[en] The entry of enveloped viruses into target cells requires the fusion between the viral
envelope and the target cell membrane. In the case of many viruses like HIV, SIV
and BLV, the fusion is mediated by class 1 fusion glycoproteins located on the viral
envelope. These fusion glycoproteins contain a region at their N-terminal extremity
called the “fusion peptide”, which interact with the target membrane. Many
mutagenesis studies showed that this region is required for mediating membrane
fusion [1]. Moreover, synthetic peptides corresponding to the fusion peptide of
many glycoproteins induce membrane fusion in vitro.

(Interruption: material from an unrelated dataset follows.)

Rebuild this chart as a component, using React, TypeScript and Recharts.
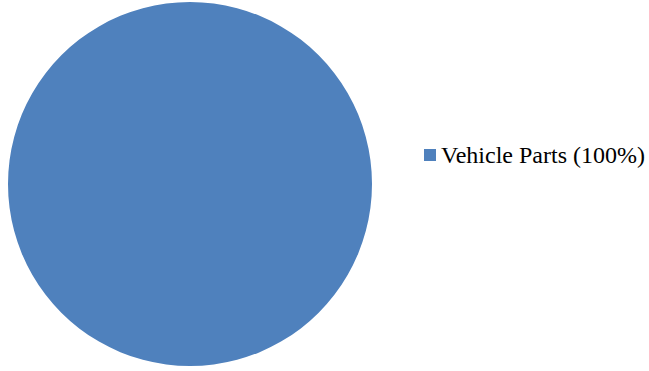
import * as React from 'react'
import { Cell, Pie, PieChart } from 'recharts'

const categories = ['Vehicle Parts']
const shares = [100]
const colors = ['#4F81BD']

const data = categories.map((name, i) => ({ name, value: shares[i] }))

export default function App() {
  return (
    <div style={{ position: 'absolute', left: 0, top: 0, width: 649, height: 371 }}>
      <PieChart width={649} height={371} margin={{ top: 0, right: 0, bottom: 0, left: 0 }}>
        <Pie
          data={data}
          dataKey="value"
          nameKey="name"
          cx={190}
          cy={184}
          outerRadius={182}
          startAngle={90}
          endAngle={-270}
          stroke="none"
          isAnimationActive={false}
        >
          {data.map((d, i) => <Cell key={d.name} fill={colors[i]} />)}
        </Pie>
      </PieChart>
      {/* legend kept outside the chart so it doesn't shift the pie */}
      <div style={{ position: 'absolute', left: 424, top: 139 }}>
        {data.map((d, i) => (
          <div key={d.name} style={{ display: 'flex', alignItems: 'center', whiteSpace: 'nowrap', height: 32 }}>
            <span style={{ display: 'inline-block', width: 12, height: 12, background: colors[i], marginRight: 5 }} />
            <span style={{ fontFamily: '"Liberation Serif", "Times New Roman", serif', fontSize: 24, color: '#000' }}>
              {d.name} ({shares[i]}%)
            </span>
          </div>
        ))}
      </div>
    </div>
  )
}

Despite the large number of
studies on synthetic fusion peptides, the region necessary and sufficient to induce
optimal membrane fusion is not known. To determine this minimal fusion peptide,
we used the “tilted peptide” theory. According to this theory, a helical peptide
inserting obliquely into membranes induces fusion [2]. Moreover, the more tilted the
peptide is, the more important the fusion is. Then, we postulate that the minimal
fusion peptide corresponds to the shortest helical fragment able to insert into the
membrane with an angle close to 45°. This peptide was predicted using the
IMPALA algorithm, which allow to predict peptide-membrane interactions [3].
Fusogenicity of this peptide was then assessed in liposome lipid-mixing and leakage
assays and compared to the fusogenicity of smaller and longer peptides to check the
validity of the prediction. This methodology was used to determine successfully the
minimal fusion peptide of three viruses, HIV, SIV and BLV.